⟨

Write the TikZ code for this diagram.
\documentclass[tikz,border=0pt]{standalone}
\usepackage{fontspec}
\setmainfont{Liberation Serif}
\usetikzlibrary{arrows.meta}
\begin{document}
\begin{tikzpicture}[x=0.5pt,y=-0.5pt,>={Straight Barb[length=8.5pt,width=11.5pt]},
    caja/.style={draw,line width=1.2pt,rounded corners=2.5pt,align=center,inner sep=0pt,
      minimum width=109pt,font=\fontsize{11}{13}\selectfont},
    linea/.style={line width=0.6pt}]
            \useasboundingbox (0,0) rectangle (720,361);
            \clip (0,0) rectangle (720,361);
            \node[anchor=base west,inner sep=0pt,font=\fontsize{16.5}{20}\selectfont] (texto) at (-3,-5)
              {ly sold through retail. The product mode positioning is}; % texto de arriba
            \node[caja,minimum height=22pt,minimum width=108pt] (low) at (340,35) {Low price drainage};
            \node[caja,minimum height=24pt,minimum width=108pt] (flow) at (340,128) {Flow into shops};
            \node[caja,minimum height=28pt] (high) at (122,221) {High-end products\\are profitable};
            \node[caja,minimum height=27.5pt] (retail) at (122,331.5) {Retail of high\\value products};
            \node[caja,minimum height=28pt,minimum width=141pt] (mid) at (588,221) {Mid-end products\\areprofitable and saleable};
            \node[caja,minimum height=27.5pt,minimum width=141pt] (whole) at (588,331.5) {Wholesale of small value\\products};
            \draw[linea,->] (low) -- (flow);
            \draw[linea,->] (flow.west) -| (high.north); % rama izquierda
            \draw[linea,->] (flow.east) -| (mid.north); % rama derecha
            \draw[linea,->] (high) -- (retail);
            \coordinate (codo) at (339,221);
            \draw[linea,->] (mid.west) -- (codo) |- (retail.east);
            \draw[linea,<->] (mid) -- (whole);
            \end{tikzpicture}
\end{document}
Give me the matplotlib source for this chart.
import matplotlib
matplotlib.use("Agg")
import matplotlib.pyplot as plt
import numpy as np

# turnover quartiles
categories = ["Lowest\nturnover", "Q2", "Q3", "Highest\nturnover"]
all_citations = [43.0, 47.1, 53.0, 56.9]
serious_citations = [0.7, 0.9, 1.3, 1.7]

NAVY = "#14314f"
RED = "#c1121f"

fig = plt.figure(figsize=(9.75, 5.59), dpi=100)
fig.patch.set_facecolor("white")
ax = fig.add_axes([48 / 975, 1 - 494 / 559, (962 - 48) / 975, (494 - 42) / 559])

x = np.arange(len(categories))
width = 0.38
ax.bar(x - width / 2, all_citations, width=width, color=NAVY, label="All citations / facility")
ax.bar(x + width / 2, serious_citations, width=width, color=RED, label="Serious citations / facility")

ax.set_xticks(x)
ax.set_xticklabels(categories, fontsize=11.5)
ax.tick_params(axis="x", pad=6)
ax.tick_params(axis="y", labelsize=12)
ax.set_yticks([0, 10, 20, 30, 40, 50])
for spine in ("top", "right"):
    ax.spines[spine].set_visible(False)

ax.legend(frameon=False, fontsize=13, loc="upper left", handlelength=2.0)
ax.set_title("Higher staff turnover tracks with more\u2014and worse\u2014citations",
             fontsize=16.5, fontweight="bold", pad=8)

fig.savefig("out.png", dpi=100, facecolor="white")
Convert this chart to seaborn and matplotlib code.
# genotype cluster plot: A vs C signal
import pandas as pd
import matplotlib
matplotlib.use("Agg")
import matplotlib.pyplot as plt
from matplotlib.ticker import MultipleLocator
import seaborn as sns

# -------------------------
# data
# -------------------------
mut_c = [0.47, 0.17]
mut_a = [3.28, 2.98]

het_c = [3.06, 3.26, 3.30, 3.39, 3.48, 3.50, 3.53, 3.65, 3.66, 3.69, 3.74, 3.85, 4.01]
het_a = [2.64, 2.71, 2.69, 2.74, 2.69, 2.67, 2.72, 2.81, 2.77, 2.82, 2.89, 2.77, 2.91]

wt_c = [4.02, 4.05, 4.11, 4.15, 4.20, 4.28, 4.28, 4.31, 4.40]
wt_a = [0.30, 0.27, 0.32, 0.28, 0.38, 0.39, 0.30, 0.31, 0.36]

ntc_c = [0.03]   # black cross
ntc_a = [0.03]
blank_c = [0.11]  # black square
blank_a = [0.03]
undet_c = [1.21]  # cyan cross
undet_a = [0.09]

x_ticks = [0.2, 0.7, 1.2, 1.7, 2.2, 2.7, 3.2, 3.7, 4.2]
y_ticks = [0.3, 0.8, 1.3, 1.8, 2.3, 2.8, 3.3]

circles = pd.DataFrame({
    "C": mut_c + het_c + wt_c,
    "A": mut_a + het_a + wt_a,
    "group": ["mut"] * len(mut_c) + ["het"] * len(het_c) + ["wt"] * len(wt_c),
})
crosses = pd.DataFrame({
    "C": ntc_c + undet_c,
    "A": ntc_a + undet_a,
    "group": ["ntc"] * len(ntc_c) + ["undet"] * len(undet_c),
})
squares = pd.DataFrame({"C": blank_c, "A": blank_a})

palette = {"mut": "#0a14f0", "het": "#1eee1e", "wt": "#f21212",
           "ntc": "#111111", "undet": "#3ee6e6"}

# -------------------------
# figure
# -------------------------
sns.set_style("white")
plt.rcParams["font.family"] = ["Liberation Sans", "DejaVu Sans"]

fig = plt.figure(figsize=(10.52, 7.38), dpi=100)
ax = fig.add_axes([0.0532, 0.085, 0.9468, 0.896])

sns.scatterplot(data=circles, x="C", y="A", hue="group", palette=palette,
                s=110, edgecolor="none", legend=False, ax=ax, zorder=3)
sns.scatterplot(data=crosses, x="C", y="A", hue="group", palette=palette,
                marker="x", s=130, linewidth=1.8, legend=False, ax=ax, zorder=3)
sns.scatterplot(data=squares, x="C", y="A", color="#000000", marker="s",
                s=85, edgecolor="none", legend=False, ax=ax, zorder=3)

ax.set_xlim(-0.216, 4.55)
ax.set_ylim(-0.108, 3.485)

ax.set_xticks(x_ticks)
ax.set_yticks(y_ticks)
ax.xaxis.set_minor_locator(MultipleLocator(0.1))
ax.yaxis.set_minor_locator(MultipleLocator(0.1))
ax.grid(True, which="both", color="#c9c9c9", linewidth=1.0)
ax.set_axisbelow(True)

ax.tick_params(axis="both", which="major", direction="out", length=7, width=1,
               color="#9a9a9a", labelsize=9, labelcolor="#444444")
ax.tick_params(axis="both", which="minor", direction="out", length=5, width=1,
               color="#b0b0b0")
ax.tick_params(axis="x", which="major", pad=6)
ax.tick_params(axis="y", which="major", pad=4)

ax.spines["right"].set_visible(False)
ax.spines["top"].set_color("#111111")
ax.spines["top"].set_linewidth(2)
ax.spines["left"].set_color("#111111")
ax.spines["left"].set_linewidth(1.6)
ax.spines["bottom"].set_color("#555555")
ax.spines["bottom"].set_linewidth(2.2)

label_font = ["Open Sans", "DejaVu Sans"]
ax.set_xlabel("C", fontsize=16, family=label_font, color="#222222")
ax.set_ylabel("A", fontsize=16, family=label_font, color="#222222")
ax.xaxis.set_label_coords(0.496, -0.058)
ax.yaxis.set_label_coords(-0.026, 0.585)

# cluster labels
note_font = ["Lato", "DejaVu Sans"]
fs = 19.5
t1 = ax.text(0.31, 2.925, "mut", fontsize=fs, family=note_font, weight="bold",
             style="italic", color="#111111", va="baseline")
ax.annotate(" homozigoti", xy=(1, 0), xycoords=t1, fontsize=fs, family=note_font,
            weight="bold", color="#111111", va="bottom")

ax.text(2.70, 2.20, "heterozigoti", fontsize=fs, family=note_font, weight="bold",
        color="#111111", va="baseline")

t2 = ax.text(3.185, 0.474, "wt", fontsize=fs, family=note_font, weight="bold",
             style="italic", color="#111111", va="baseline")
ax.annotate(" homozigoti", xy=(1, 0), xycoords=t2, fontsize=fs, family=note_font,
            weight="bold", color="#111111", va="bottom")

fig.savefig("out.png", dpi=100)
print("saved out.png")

⟩

* **EXERCISE AIM**: Where does the word "this" appear in the listing? List each line that holds it.

* **COMPLETED EXERCISE**:
Write the TikZ code for this diagram.
Give me the matplotlib source for this chart.
Convert this chart to seaborn and matplotlib code.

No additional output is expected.